I’ve received many positive comments about the book. My grandmother read stories that she had never heard before and I’m sure some of the children will be in trouble the next time they see her. My aunt says that I know too much about the family now. And my cousins are excited to read the stories and can’t stop reading. I’m glad that I took the time last year to preserve these stories for years to come.
The first Carnival of Genealogy has been posted for 2010. The topic for the 88th COG is volunteerism. Thanks to Jasia at Creative Genes for another great topic!
I know that many of us have volunteered our time indexing for FamilySearch and Ancestry’s World Archives Project. I found these projects a great way to work on reading old handwriting, but I also had trouble finding projects that included my ancestors. I liked helping others find their families, but I was looking for something that would help researchers where my ancestors lived.
That’s when I found that the Switzerland County (Indiana) High School had digitized 50 years of the local newspaper. The images were all TIFF files and there was no OCR scans to search. I began looking at the dates in my database and trying to find obituaries for my ancestors. It was time consuming to download the all the images and try to find the page with what you were looking for (if it was even there).
And then I had an idea…
Why not put together an index of all the BMD information in the newspapers? It shouldn’t take too long or be too hard right?

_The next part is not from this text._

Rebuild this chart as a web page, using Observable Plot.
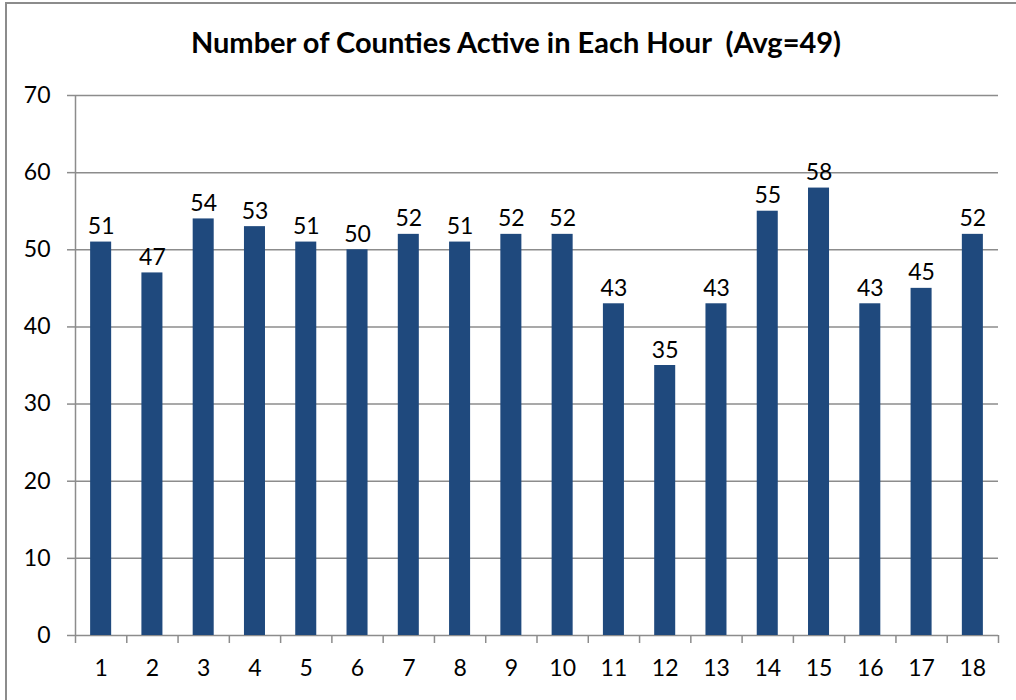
<!DOCTYPE html>
<html>
<head>
<meta charset="utf-8">
<script src="https://cdn.jsdelivr.net/npm/d3@7"></script>
<script src="https://cdn.jsdelivr.net/npm/@observablehq/plot@0.6"></script>
<style>
  html, body { margin: 0; padding: 0; background: #fff; overflow: hidden; }
  #frame { position: absolute; left: 5px; top: 2px; width: 1100px; height: 800px; border: 2px solid #8c8c8c; box-sizing: border-box; }
  #title { position: absolute; left: 0; top: 24px; width: 1032px; text-align: center; font-family: Lato, "Open Sans", sans-serif; font-weight: bold; font-size: 29px; line-height: 35px; color: #000; white-space: pre; }
  #chart { position: absolute; left: 0; top: 0; }
</style>
</head>
<body>
<div id="frame"></div>
<div id="title">Number of Counties Active in Each Hour  (Avg=49)</div>
<div id="chart"></div>
<script>
const hours = [1,2,3,4,5,6,7,8,9,10,11,12,13,14,15,16,17,18];
const counts = [51,47,54,53,51,50,52,51,52,52,43,35,43,55,58,43,45,52];
const yTicks = [0,10,20,30,40,50,60,70];

const data = hours.map((h, i) => ({hour: h, count: counts[i]}));
const boundaries = [...hours.map(h => h - 0.5), hours[hours.length - 1] + 0.5];
const halfBar = 0.205;
const gray = "#8c8c8c";
const font = "Lato, 'Open Sans', sans-serif";

const chart = Plot.plot({
  width: 1016,
  height: 700,
  marginLeft: 75,
  marginRight: 18,
  marginTop: 95,
  marginBottom: 65,
  style: {fontFamily: font, fontSize: "23px", color: "#000", background: "transparent", overflow: "visible"},
  x: {type: "linear", domain: [0.5, 18.5]},
  y: {domain: [0, 70]},
  marks: [
    Plot.gridY(yTicks, {stroke: gray, strokeOpacity: 1, strokeWidth: 1.5}),
    Plot.axisY({ticks: yTicks, tickSize: 8, tickPadding: 17, stroke: gray, strokeWidth: 1.5, label: null, fontSize: 23, fill: "#000"}),
    Plot.ruleX([0.5], {stroke: gray, strokeWidth: 1.5}),
    Plot.axisX({ticks: boundaries, tickSize: 8, tickFormat: () => "", stroke: gray, strokeWidth: 1.5, label: null}),
    Plot.axisX({ticks: hours, tickSize: 0, tickPadding: 24, tickFormat: d => String(d), label: null, fontSize: 23, fill: "#000"}),
    Plot.rectY(data, {x1: d => d.hour - halfBar, x2: d => d.hour + halfBar, y: "count", fill: "#1F497D", insetLeft: 0, insetRight: 0}),
    Plot.text(data, {x: "hour", y: "count", text: d => String(d.count), dy: -8, lineAnchor: "bottom", fontSize: 23, fill: "#000"})
  ]
});
document.getElementById("chart").appendChild(chart);
</script>
</body>
</html>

So that’s how I began downloading all the newspaper images, scrolling through them, finding BMD information and compiling an index. It was easy at first when the paper had only 4 pages and most of it was ads (which were fascinating to say the least). The part that I am currently indexing is 8 pages long, so it takes more time analyze. Plus it’s hard to only look for BMD information. I want to know everything that was happening to the people who lived near my ancestors.
The project is currently 31 of 50 years complete (I use a blog to keep others posted on my progress). Not too bad for having started last February. I hope to have this project finished by the end of the summer (hopefully much sooner). I have also added an index to a Ohio county, Indiana cemetery book (because it drop me nuts trying to find my ancestors without an index) and am currently working on collecting articles found in PERSI on Ohio, Switzerland and Dearborn counties and creating an index to the names in those (I have found lots on my ancestors that was not included in surname searches in PERSI).
I hope that I have helped other researchers to find their ancestors in the Vevay newspapers and that I will continue to find projects that bring my own ancestors and the ancestors of everyone out in the open.